Friday, March 28, 2008

Who are you?

Those of us who've had the good fortune to see a performance of "Love, Janis", a show based on the book by Janis Joplin's sister, were no doubt wowed by her vocal impersonator and her alter-ego, an introspective, Texas girl. It is a musical joy ride of a tragedy, to be sure, but it is so much more.

Mounted in the psychedelic milieu of Haight-Ashbury circa 1967 to 1970, it's a virtual time capsule, expounding the verisimilitude of those mind-blowing years. Her saga is a brief, yet fitting, preface, skirting over the high-lights, so that the listener might recall where he or she was at, man, way back when. Just a triangulation of the truth to illuminate those tumultuous times.

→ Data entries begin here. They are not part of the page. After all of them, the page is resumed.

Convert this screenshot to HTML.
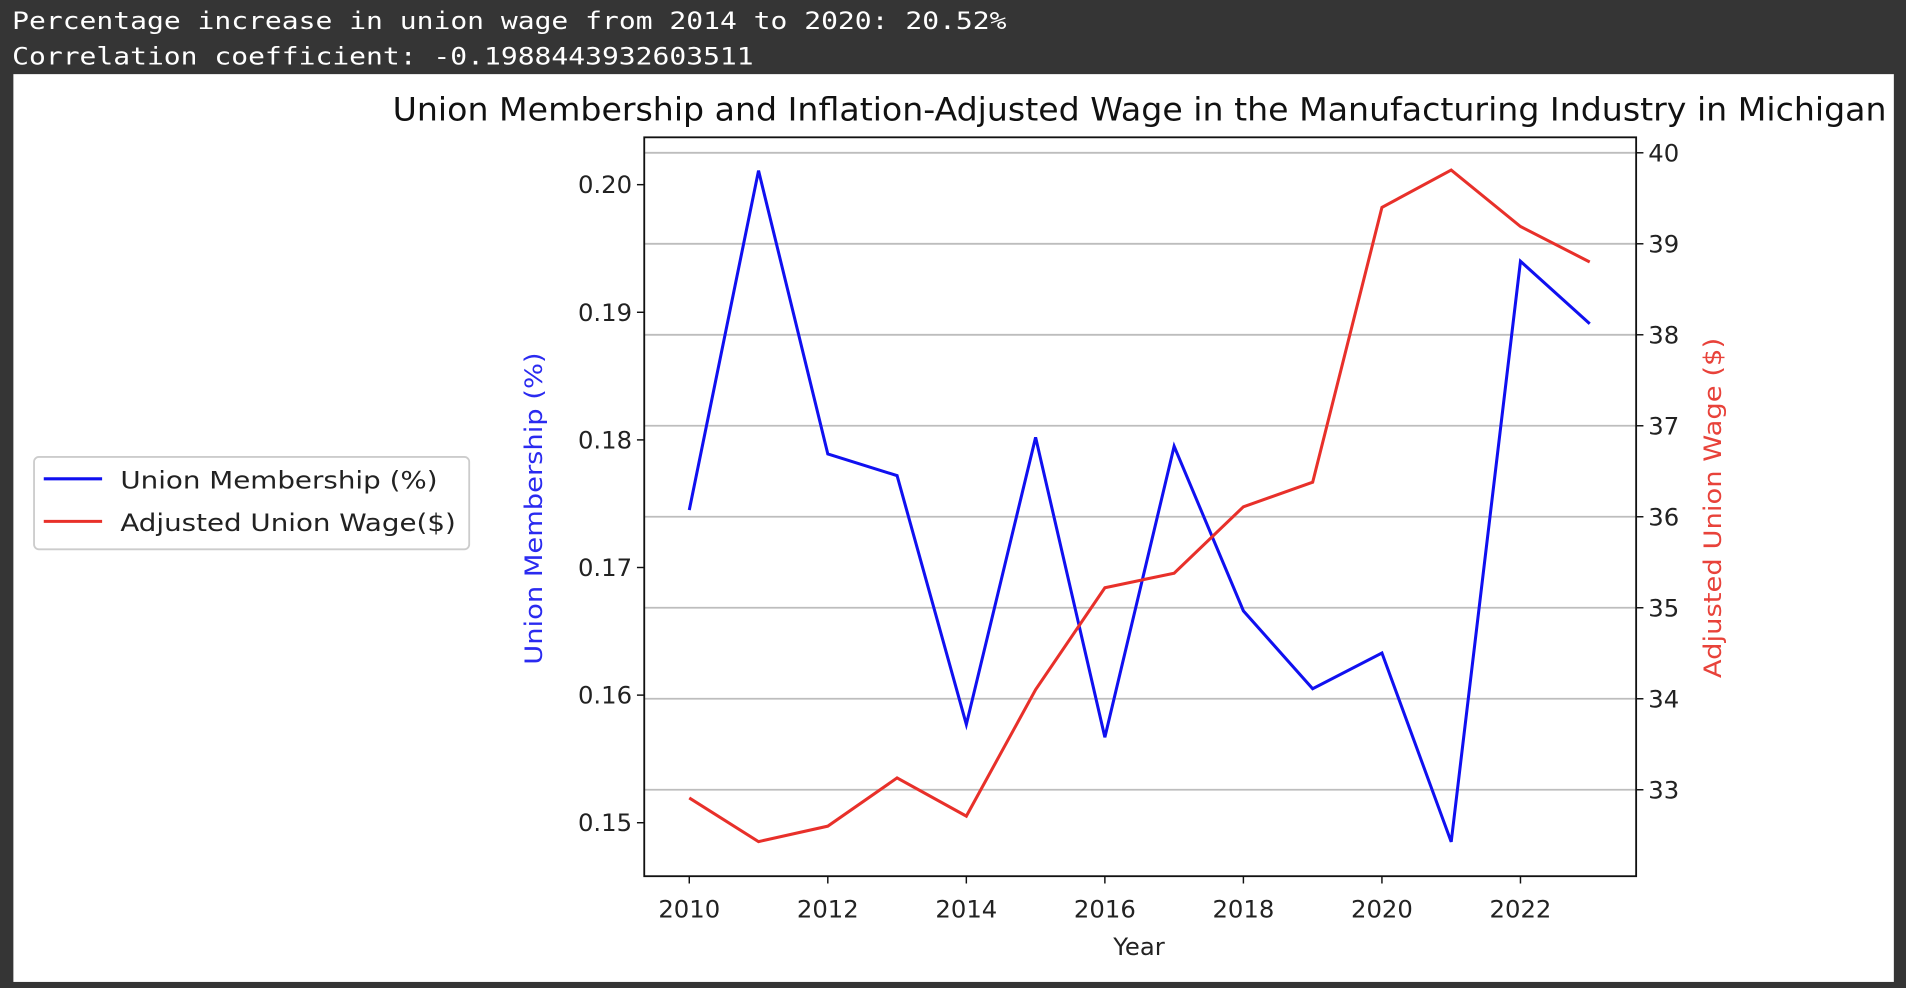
<!DOCTYPE html>
<html><head><meta charset="utf-8"><style>
html,body{margin:0;padding:0;background:#353535;width:1906px;height:988px;overflow:hidden}
svg{display:block}
text{font-family:"DejaVu Sans","Liberation Sans",sans-serif}
</style></head><body>
<svg width="1906" height="988" viewBox="0 0 1568 813" preserveAspectRatio="none">
<rect x="0" y="0" width="1568" height="813" fill="#353535"/>
<text x="10" y="24" font-size="20" fill="#fff" textLength="818" lengthAdjust="spacingAndGlyphs" style="font-family:'DejaVu Sans Mono','Liberation Mono',monospace">Percentage increase in union wage from 2014 to 2020: 20.52%</text>
<text x="10" y="53" font-size="20" fill="#fff" textLength="610" lengthAdjust="spacingAndGlyphs" style="font-family:'DejaVu Sans Mono','Liberation Mono',monospace">Correlation coefficient: -0.1988443932603511</text>
<rect x="11" y="61" width="1547" height="747" fill="#fff"/>
<text x="323" y="99" font-size="26" fill="#111" textLength="1229" lengthAdjust="spacingAndGlyphs">Union Membership and Inflation-Adjusted Wage in the Manufacturing Industry in Michigan</text>
<g id="grid"></g>
<g id="lines"></g>
<rect x="530" y="113" width="816" height="608" fill="none" stroke="#111" stroke-width="1.5"/>
<g id="axes"></g>
<text x="937" y="786" font-size="20" text-anchor="middle" fill="#222">Year</text>
<text transform="translate(446,547) rotate(-90)" font-size="20" fill="#2a2af0" textLength="257" lengthAdjust="spacingAndGlyphs">Union Membership (%)</text>
<text transform="translate(1416,558) rotate(-90)" font-size="20" fill="#e8423a" textLength="280" lengthAdjust="spacingAndGlyphs">Adjusted Union Wage ($)</text>
<g>
<rect x="28" y="376" width="358" height="76" rx="4" fill="#fff" stroke="#ccc" stroke-width="1.5"/>
<line x1="36" y1="394" x2="84" y2="394" stroke="#1010f0" stroke-width="2.5"/>
<text x="99" y="402" font-size="20" fill="#222" textLength="261" lengthAdjust="spacingAndGlyphs">Union Membership (%)</text>
<line x1="36" y1="429" x2="84" y2="429" stroke="#e8302a" stroke-width="2.5"/>
<text x="99" y="437" font-size="20" fill="#222" textLength="276" lengthAdjust="spacingAndGlyphs">Adjusted Union Wage($)</text>
</g>
</svg>
<script>
const years=[2010,2011,2012,2013,2014,2015,2016,2017,2018,2019,2020,2021,2022,2023];
const membership=[0.1745,0.2011,0.1789,0.1772,0.1577,0.1802,0.1567,0.1795,0.1666,0.1605,0.1633,0.1485,0.1940,0.1891];
const wage=[32.91,32.43,32.60,33.13,32.71,34.10,35.22,35.38,36.11,36.38,39.40,39.81,39.19,38.80];
const xTicks=[2010,2012,2014,2016,2018,2020,2022];
const leftTicks=[0.15,0.16,0.17,0.18,0.19,0.20];
const rightTicks=[33,34,35,36,37,38,39,40];
const NS="http://www.w3.org/2000/svg";
const L=530,R=1346,T=113,B=721;
const xMin=2009.35,xMax=2023.67,lMin=0.14581,lMax=0.20371,rMin=32.05,rMax=40.17;
const xs=v=>L+(v-xMin)/(xMax-xMin)*(R-L);
const yl=v=>B-(v-lMin)/(lMax-lMin)*(B-T);
const yr=v=>B-(v-rMin)/(rMax-rMin)*(B-T);
function mk(tag,attrs,parent){const e=document.createElementNS(NS,tag);for(const k in attrs)e.setAttribute(k,attrs[k]);parent.appendChild(e);return e;}
const grid=document.getElementById('grid'),axes=document.getElementById('axes'),lines=document.getElementById('lines');
rightTicks.forEach(v=>{
  const g=mk('line',{x1:L,x2:R,y1:yr(v),y2:yr(v),stroke:'#bdbdbd','stroke-width':1.5},grid);
  
  
  const t=mk('line',{x1:R,x2:R+6,y1:yr(v),y2:yr(v),stroke:'#111','stroke-width':1.2},axes);
  
  
  const tx=mk('text',{x:R+10,y:yr(v)+7,'font-size':20,fill:'#222'},axes);tx.textContent=v;
  
  
});
leftTicks.forEach(v=>{
  const t=mk('line',{x1:L-6,x2:L,y1:yl(v),y2:yl(v),stroke:'#111','stroke-width':1.2},axes);
  
  
  const tx=mk('text',{x:L-10,y:yl(v)+7,'font-size':20,fill:'#222','text-anchor':'end'},axes);tx.textContent=v.toFixed(2);
  
  
});
xTicks.forEach(v=>{
  const t=mk('line',{x1:xs(v),x2:xs(v),y1:B,y2:B+6,stroke:'#111','stroke-width':1.2},axes);
  
  
  const tx=mk('text',{x:xs(v),y:B+34,'font-size':20,fill:'#222','text-anchor':'middle'},axes);tx.textContent=v;
  
  
});
const pb=mk('polyline',{points:years.map((y,i)=>xs(y)+','+yl(membership[i])).join(' '),fill:'none',stroke:'#1010f0','stroke-width':2.5},lines);


const pr=mk('polyline',{points:years.map((y,i)=>xs(y)+','+yr(wage[i])).join(' '),fill:'none',stroke:'#e8302a','stroke-width':2.5},lines);


</script>
</body></html>
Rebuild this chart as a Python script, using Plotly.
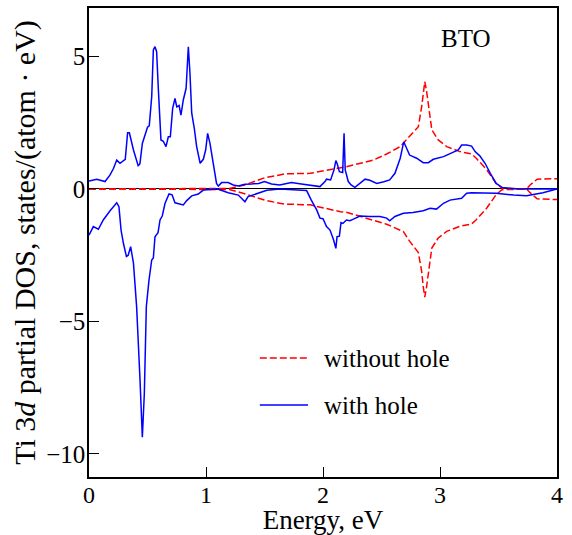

The essence of that incense boils down to a crystal-clear question: what were you then, and who are you now? Where are the punctuation points in your perspective? Could you have imagined the self of today thirty or more years ago, far-out, man, in every sense of the term, from the fabled future you looked forward to?. When some of us came down from that trip, it was a bummer.

The mantra had been non-conformity to the Nth degree. Big hair, small world. The latest LP and a groovy high. The measure of our worth was the size of our Cuban heels and length of our locks. Looking back, it's tempting to mock, but that's taking the easy way out. If perception is reality, that reality was perceived through the prism of the sixties.

Launched by a race in space and a bullet in Dallas, ending when the firing ceased in Southeast Asia, it was too real to deal, so we ducked and covered into the hiding places of our minds. Even a tenure at college was no guarantee of insulation from the pain of draft boards and demonstrations. An altered state, in which we were all painted with the smear of the same brush, until we emerged from whatever bunker we had hunkered down in, blinking at the dawning realization that we weren't in, or listening to, Kansas anymore.

The decade that descended like some temporal tsunami had deposited us on a strange, new beach-head, staring out into the void of the next. Some of us were on a bridge to nowhere, frantically doubling back before it collapsed. And, like it or not, the prerequisites now for feeding one's head were cold, hard cash and a walk down the grocery aisle.

The grand experiment was over,the outcome handicapped by how one had bet on the roll of those dichotomous dice. And at the twilight of each decade, we may look back at ourselves and ask "What were you then, and who are you now?. The answer always ends in a question mark.

We'll just have to wait a couple of years for the question to that answer.